Global oil inventories were tight before this tension and will be tight after things hopefully calm down. The situation in Europe has unmasked the silly and ill-advised energy transition. It’s almost amazing to me that they are trying to frame this green energy transition disaster by saying the reason energy is failing across Europe is that they didn’t make the transition quickly enough. Maybe that kind of hyperbole would create enough wind to make the windmills blow like they didn’t in the UK.
There are signs that supplies at the Cushing, Oklahoma delivery point are continuing to fall and demand is still rising and should rise more in the coming weeks. We will get a sense of that tonight when we get the American Petroleum Institute (API) report that should show another crude oil draw.
This week I am looking for crude oil inventories to fall by 2.5 million barrels, and that is even with another big release from the strategic petroleum reserve. I also look for gasoline to fall by 1.0 million barrels. With all the cold weather, distilling inventories should also fall by 3.0 million barrels. We should get a slight uptick in refinery runs but only increase by 0.5 percentage points.
Oil also may get support from a report that Libyan oil workers are threatening to shut down exports from the Marsa el-Hariga terminal in the east of the country at the end of this month if state-owned NOC subsidiary Agoco does not meet their pay demands, a shipping source said.
The other report that may move gasoline prices higher is that the Biden administration is seriously considering a federal gas tax holiday until the midterm elections. After policies that contributed to almost a dollar a gallon increase in price, I hope America enjoys its 18.4 cent price rebate. Yet the gas tax holiday will backfire as it will only keep gasoline demand strong, and we won’t see a demand response from higher prices.
It’s always funny when politicians that create policies that raise the prices for oil and gas then have to backtrack and cut into the gas tax, which is supposed to fix roads and bridges to offset the anger from voters. The democrat party owns these higher prices with their anti-fossil fuel agenda. Biden’s policies are costing Americans dearly.
The demonization of oil and gas investment is already showing its ugly head at the gas tanks and geopolitical risk. If you’re worried about being able to afford your gasoline bills or your heating bills, you can always get a job at a solar plant or perhaps a wind turbine farm.

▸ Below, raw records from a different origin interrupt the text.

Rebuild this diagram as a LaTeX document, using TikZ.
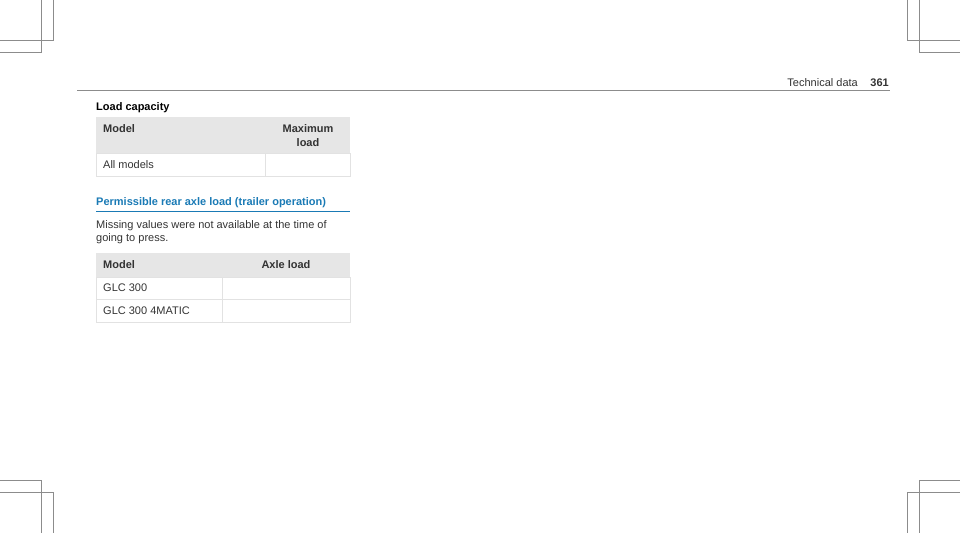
\documentclass[tikz,border=0pt]{standalone}
\usepackage{fontspec}
\setmainfont{Liberation Sans}
\definecolor{txt}{HTML}{333333}
\definecolor{headgray}{HTML}{E6E6E6}
\definecolor{cellline}{HTML}{E2E2E2}
\definecolor{headblue}{HTML}{1A7AB5}
\definecolor{cropgray}{HTML}{8C8C8C}
\tikzset{
  crop/.style={draw=cropgray,line width=0.8pt},
  cell/.style={anchor=west,text=txt,font=\fontsize{11}{13}\selectfont,inner sep=0pt},
  headcell/.style={cell,font=\fontsize{11}{13}\selectfont\bfseries},
}
\begin{document}
\begin{tikzpicture}[x=1pt,y=-1pt]
            \useasboundingbox (0,0) rectangle (960,533);
            % crop marks
            \draw [crop] (41,0)--(41,52)--(0,52);
            \draw [crop] (53,0)--(53,40)--(0,40);
            \draw [crop] (919,0)--(919,52)--(960,52);
            \draw [crop] (907,0)--(907,40)--(960,40);
            \draw [crop] (0,480)--(41,480)--(41,533);
            \draw [crop] (0,492)--(53,492)--(53,533);
            \draw [crop] (960,480)--(919,480)--(919,533);
            \draw [crop] (960,492)--(907,492)--(907,533);
            % running head
            \draw [draw=cropgray,line width=1pt] (77,90)--(890,90);
            \node [cell,anchor=base east] (pagenum) at(889,86) {\bfseries 361};
            \node [cell,anchor=base east] (chapter) at(858,86) {Technical data};
            % load capacity table
            \node [headcell,text=black] (loadtitle) at(96,108) {Load capacity};
            \fill [headgray] (96,117) rectangle (350,153);
            \draw [cellline] (96,153) rectangle (350,176);
            \draw [cellline] (265,153)--(265,176);
            \node [headcell] (modelA) at(103,129) {Model};
            \node [headcell,anchor=center,align=center,font=\fontsize{11}{14}\selectfont\bfseries] (maxload) at(308,136) {Maximum\\load};
            \node [cell] (allmodels) at(103,165) {All models};
            % axle load section
            \node [headcell,text=headblue] (axletitle) at(96,203) {Permissible rear axle load (trailer operation)};
            \draw [headblue,line width=0.8pt] (96,211)--(350,211);
            \node [cell] (note1) at(96,226) {Missing values were not available at the time of};
            \node [cell] (note2) at(96,239) {going to press.};
            \fill [headgray] (96,253) rectangle (350,277);
            \draw [cellline] (96,277) rectangle (350,322);
            \draw [cellline] (96,299)--(350,299);
            \draw [cellline] (222,277)--(222,322);
            \node [headcell] (modelB) at(103,265) {Model};
            \node [headcell,anchor=center] (axleload) at(286,265) {Axle load};
            \node [cell] (glc) at(103,288) {GLC 300};
            \node [cell] (glcmatic) at(103,311) {GLC 300 4MATIC};
        \end{tikzpicture}
\end{document}
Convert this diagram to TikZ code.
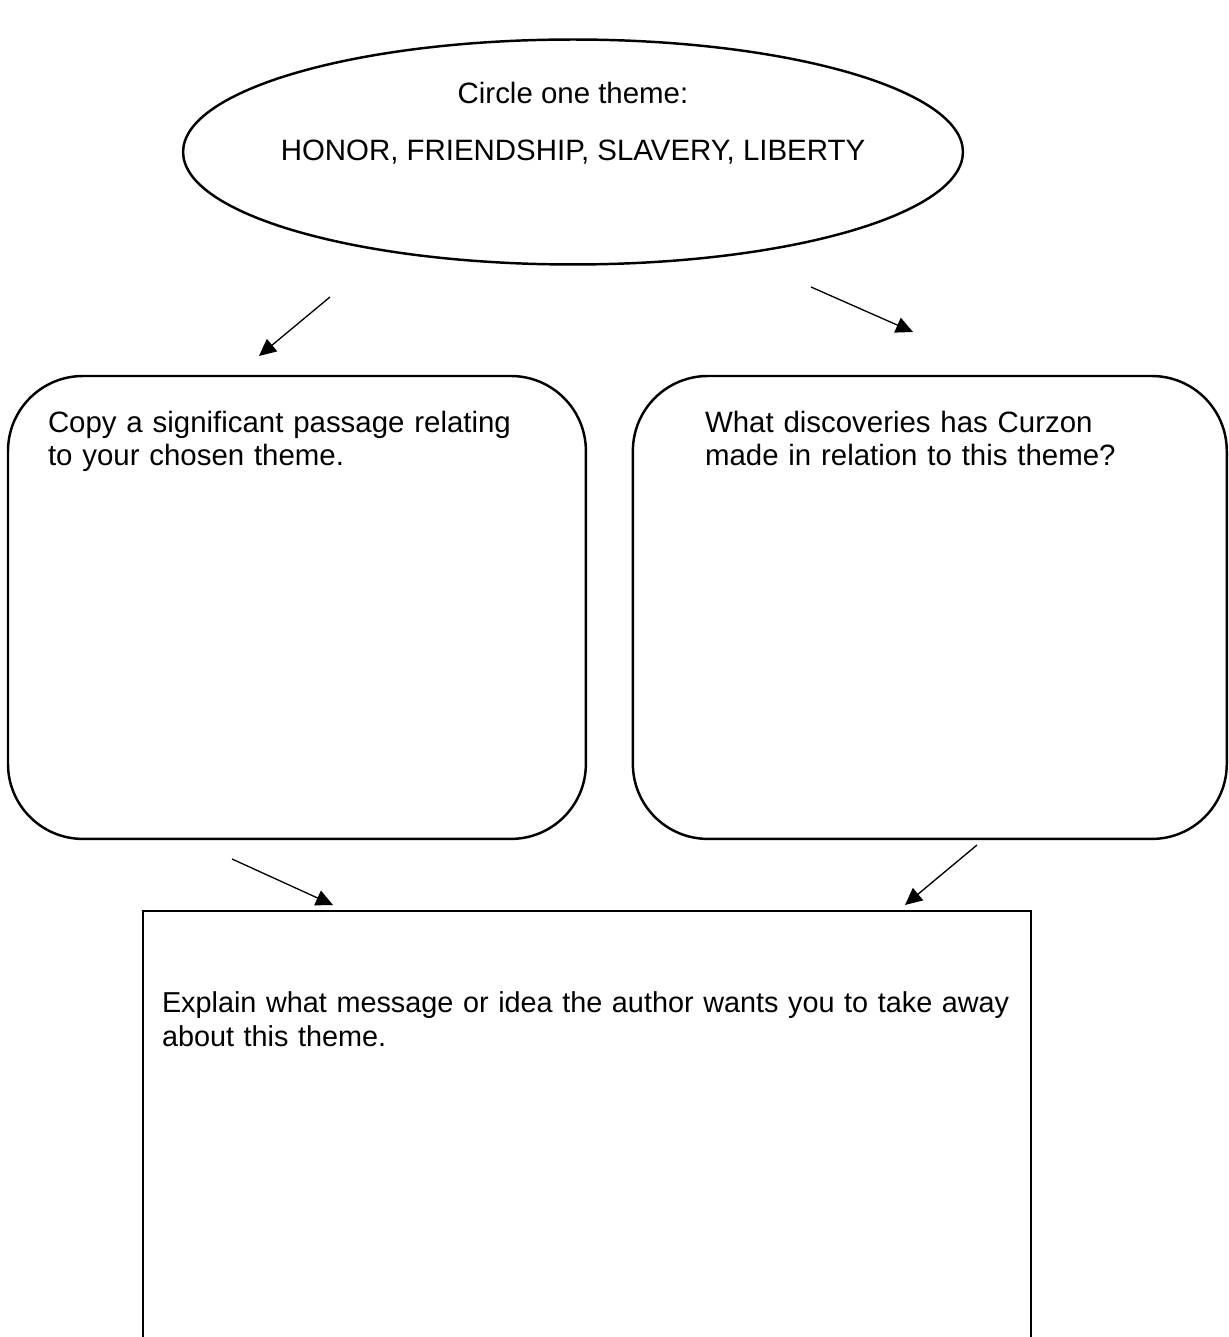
\documentclass[tikz,border=0pt]{standalone}
\usepackage{fontspec}
\setmainfont{Liberation Sans}
\usetikzlibrary{positioning,shapes.geometric,arrows.meta}

\begin{document}
\begin{tikzpicture}[x=0.02cm,y=-0.02cm,node distance=0.94cm,outer sep=0pt,
    themeb/.style={
      draw,
      line width=1.4pt,
      ellipse,
      minimum width=15.6cm,
      minimum height=4.5cm},
    roundb/.style={
      draw,
      line width=1.4pt,
      rounded corners=1.5cm,
      minimum height=9.26cm},
    plainb/.style={
      draw,
      line width=1.4pt,
      minimum width=17.76cm,
      minimum height=10cm},
    txt/.style={
      font={\fontsize{16.75pt}{18.9pt}\selectfont},
      inner sep=0pt,
      align=left},
    arr/.style={
      -{Triangle[length=0.34cm,width=0.32cm]},
      line width=0.75pt},
    ]
    \clip (0,0) rectangle (1228,1337);
    \node[themeb] (theme) at (573,152) {};
    \node[txt,anchor=base] (themeq) at (573,104) {Circle one theme:};
    \node[txt,anchor=base] (themes) at (573,161) {HONOR, FRIENDSHIP, SLAVERY, LIBERTY};
    \node[roundb,minimum width=11.56cm,anchor=north west] (copy) at (8,376) {};
    \node[roundb,minimum width=11.88cm,right=of copy] (disc) {};
    \node[plainb,below right=1.44cm and 2.7cm of copy.south west] (expl) {};
    \node[txt,anchor=north west,text width=10cm] (copyt) at (48,411)
      {Copy a significant passage relating\\to your chosen theme.};
    \node[txt,anchor=north west,text width=10cm] (disct) at (705,411)
      {What discoveries has Curzon\\made in relation to this theme?};
    \node[txt,font={\fontsize{16.4pt}{18.9pt}\selectfont},anchor=north west,text width=18cm] (explt) at (162,992)
      {Explain what message or idea the author wants you to take away\\about this theme.};
    % free arrow ends
    \coordinate (a1s) at (330,297);
    \coordinate (a1e) at (259,356);
    \coordinate (a2s) at (811,287);
    \coordinate (a2e) at (913,332);
    \coordinate (a3s) at (232,859);
    \coordinate (a3e) at (333,905);
    \coordinate (a4s) at (977,845);
    \coordinate (a4e) at (905,905);
    \draw[arr] (a1s) -- (a1e);
    \draw[arr] (a2s) -- (a2e);
    \draw[arr] (a3s) -- (a3e);
    \draw[arr] (a4s) -- (a4e);
\end{tikzpicture}
\end{document}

Natural gas has been moving on cold weather and this new Russia Ukraine cold war. Natural Gas Intelligence says that the European weather model trended colder over the weekend, showing chillier temperatures moving into the northern part of the Lower 48 around Feb. 24-26 to drive “closer to seasonal demand,” according to NatGasWeather. However, the firm said there was disagreement between the American and European data sets over the weekend, with the American model extending warmer trends during the Feb. 22-28 time frame.
The market has responded to every change of tone in the talks between Russia and the West over Ukraine. Bloomberg reports that Benchmark European gas prices fall as much as 10%. That’s because Russia is Europe’s top supplier of natural gas and inventories are low.